** Work to complete **
Locate the line that contains "Give me the Plotly source for this chart." and the line that contains "import plotly.graph_objects as go". Copy both of them exactly, together with every line between them, and no others.

** Material **
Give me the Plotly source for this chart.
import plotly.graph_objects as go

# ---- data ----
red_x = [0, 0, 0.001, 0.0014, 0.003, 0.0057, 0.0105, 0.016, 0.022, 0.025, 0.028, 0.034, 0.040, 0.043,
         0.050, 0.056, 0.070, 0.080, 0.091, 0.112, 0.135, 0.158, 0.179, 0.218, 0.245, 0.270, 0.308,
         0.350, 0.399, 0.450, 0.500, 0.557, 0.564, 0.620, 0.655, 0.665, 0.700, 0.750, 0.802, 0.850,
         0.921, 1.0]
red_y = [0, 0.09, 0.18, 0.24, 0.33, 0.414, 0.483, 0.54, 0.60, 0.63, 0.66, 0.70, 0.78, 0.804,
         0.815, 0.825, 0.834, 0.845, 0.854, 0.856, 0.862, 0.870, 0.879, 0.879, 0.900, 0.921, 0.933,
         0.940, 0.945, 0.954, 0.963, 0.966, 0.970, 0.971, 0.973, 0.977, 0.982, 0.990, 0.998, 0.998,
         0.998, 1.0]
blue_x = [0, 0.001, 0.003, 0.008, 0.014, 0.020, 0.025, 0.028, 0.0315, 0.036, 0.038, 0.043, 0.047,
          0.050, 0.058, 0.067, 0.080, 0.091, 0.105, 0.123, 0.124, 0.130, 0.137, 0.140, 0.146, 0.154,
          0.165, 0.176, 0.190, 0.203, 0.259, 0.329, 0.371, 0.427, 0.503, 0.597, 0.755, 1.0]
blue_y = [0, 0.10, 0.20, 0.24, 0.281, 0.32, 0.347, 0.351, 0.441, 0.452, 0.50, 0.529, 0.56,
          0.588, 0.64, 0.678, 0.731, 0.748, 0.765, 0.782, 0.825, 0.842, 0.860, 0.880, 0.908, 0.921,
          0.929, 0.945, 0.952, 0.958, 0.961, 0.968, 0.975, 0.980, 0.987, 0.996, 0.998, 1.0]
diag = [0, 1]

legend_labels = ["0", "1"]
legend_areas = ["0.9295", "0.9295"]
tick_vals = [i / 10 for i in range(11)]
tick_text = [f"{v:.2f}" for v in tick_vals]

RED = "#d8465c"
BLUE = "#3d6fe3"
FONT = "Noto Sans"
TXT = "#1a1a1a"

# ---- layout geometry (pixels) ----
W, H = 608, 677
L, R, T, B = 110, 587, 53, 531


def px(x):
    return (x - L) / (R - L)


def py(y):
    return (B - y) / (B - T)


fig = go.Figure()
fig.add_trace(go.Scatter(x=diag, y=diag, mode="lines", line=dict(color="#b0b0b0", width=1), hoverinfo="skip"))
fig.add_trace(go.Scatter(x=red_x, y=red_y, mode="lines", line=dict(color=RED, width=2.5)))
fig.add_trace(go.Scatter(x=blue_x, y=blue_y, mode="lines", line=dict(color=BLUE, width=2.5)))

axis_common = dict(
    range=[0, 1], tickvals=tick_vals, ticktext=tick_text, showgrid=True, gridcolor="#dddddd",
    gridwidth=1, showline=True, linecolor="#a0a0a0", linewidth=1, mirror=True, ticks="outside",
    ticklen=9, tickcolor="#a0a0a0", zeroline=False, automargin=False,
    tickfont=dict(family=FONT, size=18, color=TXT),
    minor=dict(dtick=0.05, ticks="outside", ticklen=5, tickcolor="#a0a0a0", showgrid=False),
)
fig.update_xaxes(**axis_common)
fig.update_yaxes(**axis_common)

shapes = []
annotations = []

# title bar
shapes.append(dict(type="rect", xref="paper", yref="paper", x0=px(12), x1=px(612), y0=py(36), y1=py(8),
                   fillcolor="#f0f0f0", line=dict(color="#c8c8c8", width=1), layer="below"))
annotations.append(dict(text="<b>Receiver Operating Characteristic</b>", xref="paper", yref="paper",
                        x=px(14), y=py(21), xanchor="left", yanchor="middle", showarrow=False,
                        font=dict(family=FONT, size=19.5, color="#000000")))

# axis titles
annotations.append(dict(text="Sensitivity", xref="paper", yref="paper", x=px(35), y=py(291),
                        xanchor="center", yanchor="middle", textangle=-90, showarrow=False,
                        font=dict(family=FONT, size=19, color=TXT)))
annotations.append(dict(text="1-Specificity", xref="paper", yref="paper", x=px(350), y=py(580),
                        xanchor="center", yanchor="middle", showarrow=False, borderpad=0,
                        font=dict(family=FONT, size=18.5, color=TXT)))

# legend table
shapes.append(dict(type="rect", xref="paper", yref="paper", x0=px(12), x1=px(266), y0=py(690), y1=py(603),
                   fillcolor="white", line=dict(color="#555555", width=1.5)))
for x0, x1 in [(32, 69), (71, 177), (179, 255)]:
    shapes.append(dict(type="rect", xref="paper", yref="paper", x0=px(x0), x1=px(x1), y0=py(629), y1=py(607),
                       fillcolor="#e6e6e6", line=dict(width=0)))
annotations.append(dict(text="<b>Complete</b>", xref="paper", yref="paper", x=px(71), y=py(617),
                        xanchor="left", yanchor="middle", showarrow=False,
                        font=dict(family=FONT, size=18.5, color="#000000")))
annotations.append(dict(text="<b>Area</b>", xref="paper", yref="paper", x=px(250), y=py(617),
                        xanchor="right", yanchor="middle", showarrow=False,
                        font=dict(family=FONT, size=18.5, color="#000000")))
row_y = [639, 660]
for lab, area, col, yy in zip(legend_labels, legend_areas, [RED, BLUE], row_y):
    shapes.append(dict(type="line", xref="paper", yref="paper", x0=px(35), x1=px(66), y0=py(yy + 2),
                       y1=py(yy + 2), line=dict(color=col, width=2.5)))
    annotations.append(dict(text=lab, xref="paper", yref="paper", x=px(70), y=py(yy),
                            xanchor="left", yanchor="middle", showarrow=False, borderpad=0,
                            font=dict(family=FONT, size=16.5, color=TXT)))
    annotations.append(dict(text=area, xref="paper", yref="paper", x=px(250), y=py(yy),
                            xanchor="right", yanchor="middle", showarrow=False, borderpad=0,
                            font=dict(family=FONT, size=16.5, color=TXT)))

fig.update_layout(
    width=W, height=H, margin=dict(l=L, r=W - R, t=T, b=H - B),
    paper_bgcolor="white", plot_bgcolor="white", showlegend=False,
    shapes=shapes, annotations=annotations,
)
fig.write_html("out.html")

...

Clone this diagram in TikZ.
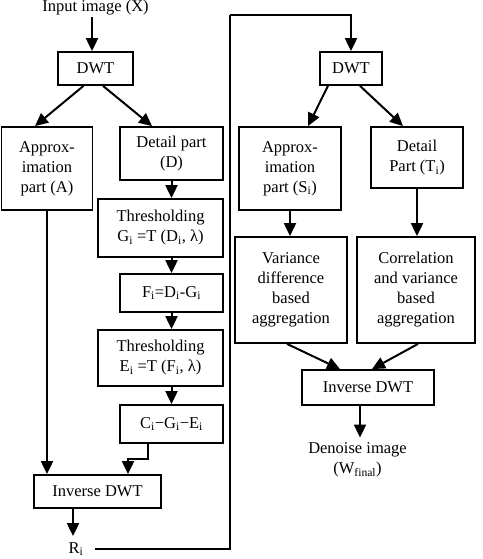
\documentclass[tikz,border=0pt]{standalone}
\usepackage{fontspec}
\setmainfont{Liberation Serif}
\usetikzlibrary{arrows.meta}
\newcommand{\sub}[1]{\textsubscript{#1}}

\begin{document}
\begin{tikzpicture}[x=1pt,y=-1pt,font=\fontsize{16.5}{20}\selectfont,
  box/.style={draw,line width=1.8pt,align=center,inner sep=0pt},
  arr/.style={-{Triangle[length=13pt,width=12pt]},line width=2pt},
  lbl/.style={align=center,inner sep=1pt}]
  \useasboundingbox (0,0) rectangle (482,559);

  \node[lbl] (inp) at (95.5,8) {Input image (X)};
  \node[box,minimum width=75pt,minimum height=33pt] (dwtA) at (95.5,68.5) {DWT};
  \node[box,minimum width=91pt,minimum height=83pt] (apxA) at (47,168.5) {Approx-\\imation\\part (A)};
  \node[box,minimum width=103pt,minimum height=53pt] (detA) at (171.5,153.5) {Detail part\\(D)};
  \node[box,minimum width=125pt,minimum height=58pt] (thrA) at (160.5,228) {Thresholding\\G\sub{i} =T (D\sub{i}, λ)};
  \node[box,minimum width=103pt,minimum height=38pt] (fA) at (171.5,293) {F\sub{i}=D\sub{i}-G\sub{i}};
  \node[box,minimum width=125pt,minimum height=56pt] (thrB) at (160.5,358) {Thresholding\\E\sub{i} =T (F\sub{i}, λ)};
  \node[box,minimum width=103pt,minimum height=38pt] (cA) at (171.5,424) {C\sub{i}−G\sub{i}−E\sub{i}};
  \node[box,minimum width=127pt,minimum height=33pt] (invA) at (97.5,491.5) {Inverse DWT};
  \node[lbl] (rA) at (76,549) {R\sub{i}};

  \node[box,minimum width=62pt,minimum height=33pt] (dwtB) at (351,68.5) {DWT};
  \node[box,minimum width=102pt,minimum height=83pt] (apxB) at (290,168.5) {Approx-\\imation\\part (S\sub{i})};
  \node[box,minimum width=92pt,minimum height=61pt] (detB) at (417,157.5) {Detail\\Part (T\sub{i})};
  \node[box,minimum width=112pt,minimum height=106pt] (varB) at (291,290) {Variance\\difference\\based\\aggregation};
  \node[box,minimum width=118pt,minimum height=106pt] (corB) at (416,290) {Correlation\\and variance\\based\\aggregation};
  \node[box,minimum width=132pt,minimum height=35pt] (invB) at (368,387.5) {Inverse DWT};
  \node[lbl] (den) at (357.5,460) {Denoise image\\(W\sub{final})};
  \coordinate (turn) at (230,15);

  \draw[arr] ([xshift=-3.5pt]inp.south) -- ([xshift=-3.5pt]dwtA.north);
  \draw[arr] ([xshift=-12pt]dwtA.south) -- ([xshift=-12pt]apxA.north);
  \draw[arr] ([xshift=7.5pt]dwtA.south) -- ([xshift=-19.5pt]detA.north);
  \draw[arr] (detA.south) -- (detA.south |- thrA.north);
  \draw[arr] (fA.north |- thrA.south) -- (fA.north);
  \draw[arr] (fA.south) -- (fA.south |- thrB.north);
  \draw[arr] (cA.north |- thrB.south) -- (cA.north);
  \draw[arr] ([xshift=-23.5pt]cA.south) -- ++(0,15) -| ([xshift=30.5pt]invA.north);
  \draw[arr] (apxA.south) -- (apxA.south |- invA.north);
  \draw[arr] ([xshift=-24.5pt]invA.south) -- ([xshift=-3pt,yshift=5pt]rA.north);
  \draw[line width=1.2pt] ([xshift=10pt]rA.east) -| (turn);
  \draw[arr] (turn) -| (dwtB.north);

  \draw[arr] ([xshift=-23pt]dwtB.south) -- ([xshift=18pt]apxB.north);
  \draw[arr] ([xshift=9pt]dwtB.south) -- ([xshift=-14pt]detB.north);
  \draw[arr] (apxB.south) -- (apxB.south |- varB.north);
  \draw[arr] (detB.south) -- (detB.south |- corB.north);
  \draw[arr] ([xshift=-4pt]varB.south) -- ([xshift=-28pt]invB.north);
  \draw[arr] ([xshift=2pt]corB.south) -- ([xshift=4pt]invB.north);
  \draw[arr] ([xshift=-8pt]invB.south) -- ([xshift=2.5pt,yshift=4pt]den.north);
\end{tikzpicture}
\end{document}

** Final result **
Give me the Plotly source for this chart.
import plotly.graph_objects as go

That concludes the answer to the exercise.